● **What you need to do**
In the data below, locate each line with the word "this" and list it.
☆ ☆ ☆ ☆
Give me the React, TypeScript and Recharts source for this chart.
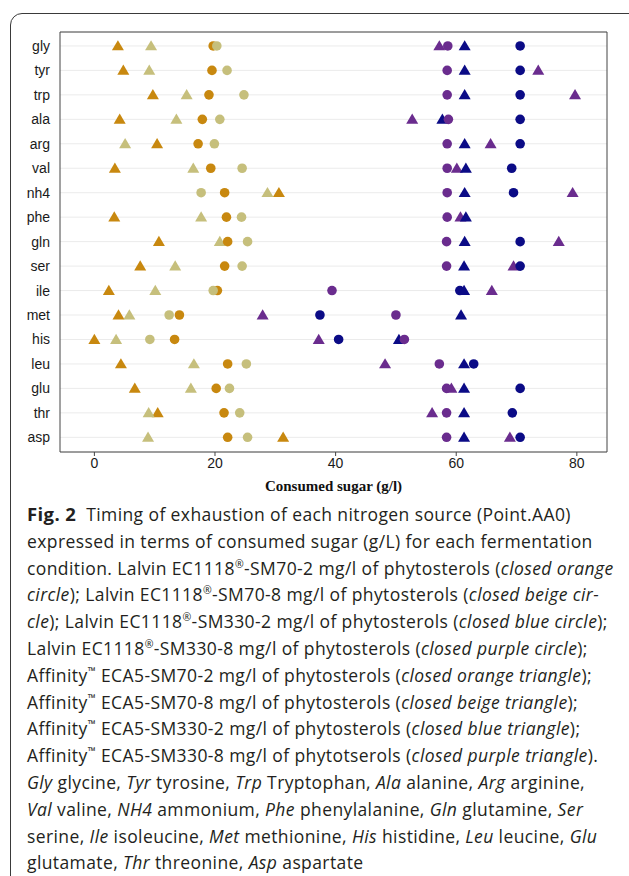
import {
  CartesianGrid,
  ReferenceLine,
  Scatter,
  ScatterChart,
  XAxis,
  YAxis,
} from "recharts";

const AMINOACIDOS = [
  "gly", "tyr", "trp", "ala", "arg", "val", "nh4", "phe", "gln",
  "ser", "ile", "met", "his", "leu", "glu", "thr", "asp",
];

const TICKS_X = [0, 20, 40, 60, 80];
const X_MIN = -5.7;
const X_MAX = 85;

// valores, na ordem de AMINOACIDOS (null = ponto ausente)
const EC_SM70_2 = [19.7, 19.5, 19.0, 17.9, 17.2, 19.3, 21.6, 21.9, 22.1, 21.6, 20.4, 14.1, 13.3, 22.1, 20.2, 21.5, 22.1];
const EC_SM70_8 = [20.3, 22.0, 24.8, 20.8, 19.9, 24.5, 17.7, 24.4, 25.4, 24.5, 19.7, 12.4, 9.2, 25.2, 22.4, 24.1, 25.4];
const EC_SM330_2 = [70.6, 70.6, 70.6, 70.6, 70.6, 69.2, 69.5, null, 70.6, 70.6, 60.6, 37.4, 40.5, 62.9, 70.6, 69.3, 70.6];
const EC_SM330_8 = [58.6, 58.5, 58.5, 58.7, 58.5, 58.5, 58.5, 58.5, 58.4, 58.4, 39.4, 50.0, 51.4, 57.2, 58.4, 58.4, 58.4];
const AF_SM70_2 = [3.9, 4.8, 9.7, 4.2, 10.4, 3.4, 30.6, 3.3, 10.7, 7.6, 2.4, 4.0, 0.0, 4.4, 6.7, 10.5, 31.3];
const AF_SM70_8 = [9.4, 9.1, 15.3, 13.6, 5.1, 16.4, 28.7, 17.7, 20.8, 13.4, 10.1, 5.8, 3.6, 16.5, 16.0, 9.0, 8.9];
const AF_SM330_2 = [61.4, 61.4, 61.4, 57.7, 61.4, 61.6, 61.4, 61.6, 61.4, 61.3, 61.3, 60.8, 50.5, 61.3, 61.3, 61.3, 61.3];
const AF_SM330_8 = [57.2, 73.6, 79.7, 52.7, 65.7, 60.1, 79.3, 60.7, 77.0, 69.5, 65.9, 27.9, 37.2, 48.2, 59.2, 56.0, 68.9];

const LARANJA = "#c8880f";
const BEGE = "#c6bf7c";
const AZUL = "#0b0b86";
const ROXO = "#6a2c8e";

const FONTE_EIXO = "'Liberation Sans', Arial, sans-serif";

function pontos(valores: (number | null)[]) {
  return valores
    .map((v, i) => (v == null ? null : { x: v, y: i }))
    .filter((p) => p !== null);
}

function circulo(cor: string) {
  return (props: any) => (
    <circle cx={props.cx} cy={props.cy} r={4.8} fill={cor} />
  );
}

function triangulo(cor: string) {
  return (props: any) => {
    const { cx, cy } = props;
    return (
      <polygon
        points={`${cx},${cy - 5.8} ${cx + 6},${cy + 4.4} ${cx - 6},${cy + 4.4}`}
        fill={cor}
      />
    );
  };
}

const SERIES = [
  { nome: "Affinity ECA5-SM70-2", dados: AF_SM70_2, forma: triangulo(LARANJA) },
  { nome: "Affinity ECA5-SM70-8", dados: AF_SM70_8, forma: triangulo(BEGE) },
  { nome: "Affinity ECA5-SM330-8", dados: AF_SM330_8, forma: triangulo(ROXO) },
  { nome: "EC1118-SM330-2", dados: EC_SM330_2, forma: circulo(AZUL) },
  { nome: "Affinity ECA5-SM330-2", dados: AF_SM330_2, forma: triangulo(AZUL) },
  { nome: "EC1118-SM70-2", dados: EC_SM70_2, forma: circulo(LARANJA) },
  { nome: "EC1118-SM70-8", dados: EC_SM70_8, forma: circulo(BEGE) },
  { nome: "EC1118-SM330-8", dados: EC_SM330_8, forma: circulo(ROXO) },
];

const sup = { fontSize: "0.6em", verticalAlign: "super", lineHeight: 0 } as const;

export default function App() {
  return (
    <div
      style={{
        position: "fixed",
        left: 0,
        top: 0,
        width: 629,
        height: 876,
        overflow: "hidden",
        background: "#fff",
      }}
    >
      <div
        style={{
          position: "absolute",
          left: 10,
          top: 13,
          width: 800,
          height: 1000,
          border: "1px solid #3a3a3a",
          borderTopLeftRadius: 12,
        }}
      />
      <div style={{ position: "absolute", left: 0, top: 0 }}>
        <ScatterChart
          width={629}
          height={500}
          margin={{ top: 22, right: 22, left: 10, bottom: 18 }}
        >
          <CartesianGrid horizontal vertical={false} stroke="#ebebeb" />
          <XAxis
            type="number"
            dataKey="x"
            domain={[X_MIN, X_MAX]}
            ticks={TICKS_X}
            allowDataOverflow
            height={30}
            tickSize={4}
            stroke="#444"
            tick={{ fill: "#1a1a1a", fontSize: 14, fontFamily: FONTE_EIXO }}
          />
          <XAxis
            xAxisId="top"
            orientation="top"
            type="number"
            domain={[X_MIN, X_MAX]}
            ticks={TICKS_X}
            allowDataOverflow
            height={10}
            tickSize={5}
            stroke="#444"
            tickFormatter={() => ""}
          />
          <YAxis
            type="number"
            dataKey="y"
            domain={[-0.57, 16.6]}
            reversed
            ticks={AMINOACIDOS.map((_, i) => i)}
            interval={0}
            allowDataOverflow
            width={50}
            tickLine={false}
            tickMargin={4}
            stroke="#444"
            tickFormatter={(i: number) => AMINOACIDOS[i] ?? ""}
            tick={{ fill: "#1a1a1a", fontSize: 14, fontFamily: FONTE_EIXO }}
          />
          <ReferenceLine x={X_MAX} stroke="#444" ifOverflow="visible" />
          {SERIES.map((s) => (
            <Scatter
              key={s.nome}
              name={s.nome}
              data={pontos(s.dados)}
              shape={s.forma}
              isAnimationActive={false}
            />
          ))}
        </ScatterChart>
      </div>
      <div
        style={{
          position: "absolute",
          left: 60,
          width: 547,
          top: 478,
          textAlign: "center",
          fontFamily: "'Liberation Serif', 'Times New Roman', serif",
          fontWeight: "bold",
          fontSize: 15,
          color: "#111",
        }}
      >
        Consumed sugar (g/l)
      </div>
      <div
        style={{
          position: "absolute",
          left: 27,
          top: 501,
          fontFamily: "'Open Sans', Lato, sans-serif",
          fontSize: 17.5,
          letterSpacing: 0.4,
          lineHeight: "26.8px",
          color: "#231f20",
          whiteSpace: "nowrap",
        }}
      >
        <div>
          <b style={{ fontSize: 18.5 }}>Fig. 2</b>&nbsp; Timing of exhaustion of each nitrogen source (Point.AA0)
        </div>
        <div>expressed in terms of consumed sugar (g/L) for each fermentation</div>
        <div>
          condition. Lalvin EC1118<span style={sup}>®</span>-SM70-2 mg/l of phytosterols (
          <i>closed orange</i>
        </div>
        <div>
          <i>circle</i>); Lalvin EC1118<span style={sup}>®</span>-SM70-8 mg/l of phytosterols (
          <i>closed beige cir-</i>
        </div>
        <div>
          <i>cle</i>); Lalvin EC1118<span style={sup}>®</span>-SM330-2 mg/l of phytosterols (
          <i>closed blue circle</i>);
        </div>
        <div>
          Lalvin EC1118<span style={sup}>®</span>-SM330-8 mg/l of phytosterols (
          <i>closed purple circle</i>);
        </div>
        <div>
          Affinity<span style={sup}>™</span> ECA5-SM70-2 mg/l of phytosterols (
          <i>closed orange triangle</i>);
        </div>
        <div>
          Affinity<span style={sup}>™</span> ECA5-SM70-8 mg/l of phytosterols (
          <i>closed beige triangle</i>);
        </div>
        <div>
          Affinity<span style={sup}>™</span> ECA5-SM330-2 mg/l of phytosterols (
          <i>closed blue triangle</i>);
        </div>
        <div>
          Affinity<span style={sup}>™</span> ECA5-SM330-8 mg/l of phytotserols (
          <i>closed purple triangle</i>).
        </div>
        <div>
          <i>Gly</i> glycine, <i>Tyr</i> tyrosine, <i>Trp</i> Tryptophan, <i>Ala</i> alanine,{" "}
          <i>Arg</i> arginine,
        </div>
        <div>
          <i>Val</i> valine, <i>NH4</i> ammonium, <i>Phe</i> phenylalanine, <i>Gln</i> glutamine,{" "}
          <i>Ser</i>
        </div>
        <div>
          serine, <i>Ile</i> isoleucine, <i>Met</i> methionine, <i>His</i> histidine,{" "}
          <i>Leu</i> leucine, <i>Glu</i>
        </div>
        <div>
          glutamate, <i>Thr</i> threonine, <i>Asp</i> aspartate
        </div>
      </div>
    </div>
  );
}
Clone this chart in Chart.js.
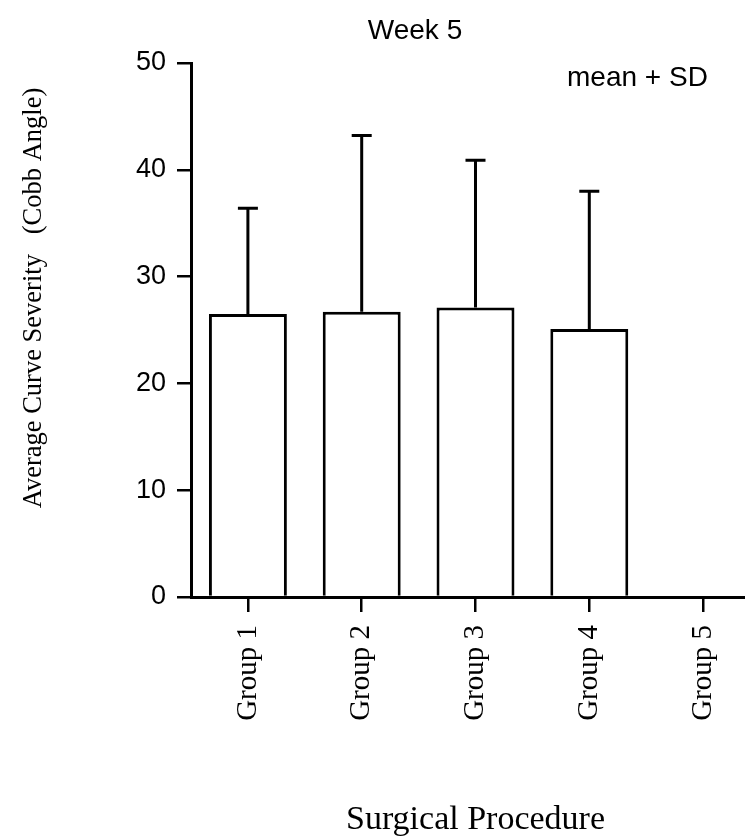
☆ ☆ ☆ ☆
● **Solved exercise**
Give me the React, TypeScript and Recharts source for this chart.
Clone this chart in Chart.js.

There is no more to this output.